Sure, low-income environments can limit options, but the leap from hardship to harming others isn’t inevitable—it’s a choice. Drug mules opt to ferry poison; scammers opt to fleece the vulnerable. The pro-drug mule camp’s obsession with context over consequence conveniently ignores the agency behind these acts. They’d rather weep for the perpetrator than the pensioner bankrupted by a scam call. If they extend this leniency to scammers, they’ll prove their crusade isn’t about justice—it’s about fetishizing the underdog, no matter the cost to society.
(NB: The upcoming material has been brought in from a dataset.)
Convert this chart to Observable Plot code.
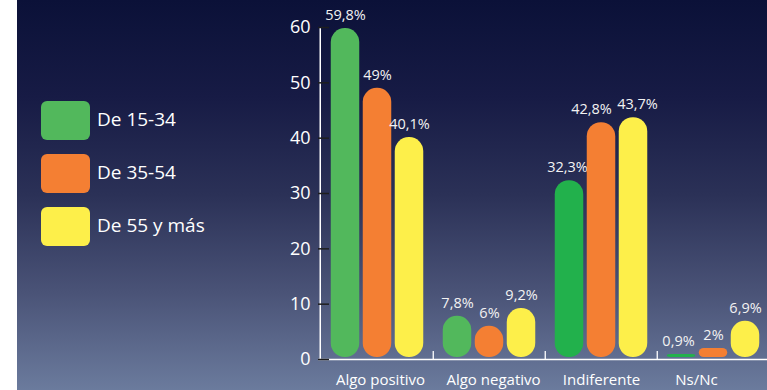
<!DOCTYPE html>
<html>
<head>
<meta charset="utf-8">
<script src="https://cdn.jsdelivr.net/npm/d3@7"></script>
<script src="https://cdn.jsdelivr.net/npm/@observablehq/plot@0.6"></script>
<style>
  html, body { margin: 0; padding: 0; background: #ffffff; }
  #wrap { position: relative; width: 767px; height: 390px; overflow: hidden; font-family: "Open Sans", sans-serif; }
  #bg { position: absolute; left: 17px; top: 0; width: 750px; height: 390px;
        background: linear-gradient(to bottom, #0b1138 0%, #171b45 25%, #2b3157 50%, #4a5377 75%, #6b7b9d 100%); }
  #chart { position: absolute; left: 0; top: 0; }
  #legend { position: absolute; left: 41px; top: 101px; }
  .item { position: relative; height: 53px; }
  .sw { position: absolute; left: 0; width: 49px; height: 39px; border-radius: 6px; }
  .lb { position: absolute; left: 56px; top: 18px; transform: translateY(-50%); color: #ffffff; font-size: 19px; white-space: nowrap; }
</style>
</head>
<body>
<div id="wrap">
  <div id="bg"></div>
  <div id="chart"></div>
  <div id="legend"></div>
</div>
<script>
// ---- data ----
const categories = ["Algo positivo", "Algo negativo", "Indiferente", "Ns/Nc"];
const groups = ["De 15-34", "De 35-54", "De 55 y más"];
const values1534 = [59.8, 7.8, 32.3, 0.9];
const values3554 = [49, 6, 42.8, 2];
const values55 = [40.1, 9.2, 43.7, 6.9];
const yTicks = [0, 10, 20, 30, 40, 50, 60];

// ---- styles ----
const groupColors = ["#52b85c", "#f47f33", "#fdef4a"];
const darkGreen = "#22b14c";
const offsets = [-32, 0, 32];
// small horizontal nudges (pixels) as in the original layout
const labelNudge = {"Indiferente|1": -10, "Indiferente|2": 4, "Indiferente|0": -2, "Ns/Nc|0": -3};
const catLabelNudge = {"Algo positivo": 3, "Algo negativo": 4, "Indiferente": 0, "Ns/Nc": -17};
const series = [values1534, values3554, values55];

const data = categories.flatMap((c, i) => groups.map((g, j) => ({category: c, group: g, gi: j, value: series[j][i]})));
const fmt = d => String(d.value).replace(".", ",") + "%";
const fillFor = d => d.gi === 0 ? (d.category === "Indiferente" || d.category === "Ns/Nc" ? darkGreen : groupColors[0]) : groupColors[d.gi];

const W = 767, H = 390, ML = 318, MR = 0, MT = 27, MB = 31;
const inset = (112.5 - 29) / 2;

const marks = [];
groups.forEach((g, j) => {
  const sub = data.filter(d => d.gi === j);
  marks.push(Plot.barY(sub.filter(d => d.value >= 3), {x: "category", y: "value", fill: fillFor, dx: offsets[j], insetLeft: inset, insetRight: inset, insetBottom: 2, rx: 14, ry: 14}));
  marks.push(Plot.barY(sub.filter(d => d.value < 3), {x: "category", y: "value", fill: fillFor, dx: offsets[j], insetLeft: inset, insetRight: inset, insetBottom: 2, rx: 5, ry: 5}));
  sub.forEach(d => {
    const n = labelNudge[d.category + "|" + j] || 0;
    marks.push(Plot.text([d], {x: "category", y: "value", text: fmt, dx: offsets[j] + n, dy: -13, fill: "#f2f2f2", fontSize: 14.5}));
  });
});

// axes
marks.push(Plot.ruleY([0], {y: d => d, stroke: "#ffffff", strokeWidth: 1.5}));
marks.push(Plot.ruleX([categories[0]], {x: d => d, y1: 0, y2: 60, dx: -57.25, stroke: "#ffffff", strokeWidth: 1.5}));
marks.push(Plot.ruleX(categories.slice(1), {x: d => d, y1: 0, y2: 1.45, dx: -56.25, stroke: "#ffffff", strokeWidth: 1.3}));
marks.push(Plot.ruleY(yTicks, {y: d => d, stroke: "#1e1e1e", strokeWidth: 1.5, insetRight: W - ML - MR - 11}));
marks.push(Plot.text(yTicks, {y: d => d, text: d => String(d), frameAnchor: "left", textAnchor: "end", dx: -8, fontSize: 18, fill: "#ffffff"}));
categories.forEach(c => {
  marks.push(Plot.text([c], {x: d => d, text: d => d, frameAnchor: "bottom", lineAnchor: "middle", dx: catLabelNudge[c], dy: 21, fontSize: 15, fill: "#ffffff"}));
});

const chart = Plot.plot({
  width: W, height: H,
  marginLeft: ML, marginRight: MR, marginTop: MT, marginBottom: MB,
  x: {type: "band", domain: categories, range: [320, 770], padding: 0, axis: null},
  y: {domain: [0, 60], axis: null},
  style: {background: "transparent", fontFamily: "Open Sans, sans-serif", overflow: "visible"},
  marks
});
document.getElementById("chart").appendChild(chart);

// legend (HTML)
const legend = document.getElementById("legend");
groups.forEach((g, j) => {
  const item = document.createElement("div");
  item.className = "item";
  const sw = document.createElement("div");
  sw.className = "sw";
  sw.style.background = groupColors[j];
  const lb = document.createElement("div");
  lb.className = "lb";
  lb.textContent = g;
  item.appendChild(sw); item.appendChild(lb);
  legend.appendChild(item);
});
</script>
</body>
</html>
And what of the victims? Sun Xueling’s push for caning reflects a recognition of the “serious harm” scammers inflict—financial ruin, emotional trauma, even bankruptcy. A Jurong MP recounted a constituent’s despair after losing everything, a story echoed across Singapore’s 2024 scam statistics. Yet, the pro-drug mule supporters rarely spare a thought for the families shattered by drug addiction or, in this case, the lives upended by fraud. Their empathy seems reserved for the lawbreaker, not the law-abiding. Should they rally against caning for scammers, they’ll expose this lopsided morality anew—championing the sob story of the cane-bound while the scammed sob alone.

There’s a deeper flaw in their potential pivot: it undermines deterrence.

Caning, like the death penalty, sends a message—cross this line, and the consequences sting. Singapore’s low crime rates don’t come from coddling; they stem from clarity. If scammers know a few lashes await, they might think twice before hitting “send” on that next fake SMS. But if the pro-drug mule crowd succeeds in softening this stance, they’ll embolden the very behavior they claim to contextualize. They did it with drug trafficking—decades of sob stories haven’t stemmed the tide of mules—and they could do it again here, leaving Singaporeans defenseless against a rising scam epidemic.

So, will these advocates turn their gaze to scammers? I’d wager yes. Their track record suggests an addiction to defending the indefensible, a compulsion to spin every criminal into a martyr. But let’s not be fooled: their mission isn’t noble—it’s naive at best, cynical at worst. Scammers and drug mules aren’t hapless victims; they’re architects of misery. If the pro-drug mule supporters can’t see that, they’re not just questioning caning—they’re questioning reality. Singapore should stand firm, cane in hand, and let the sanctimonious squawk. The rest of us have victims to protect.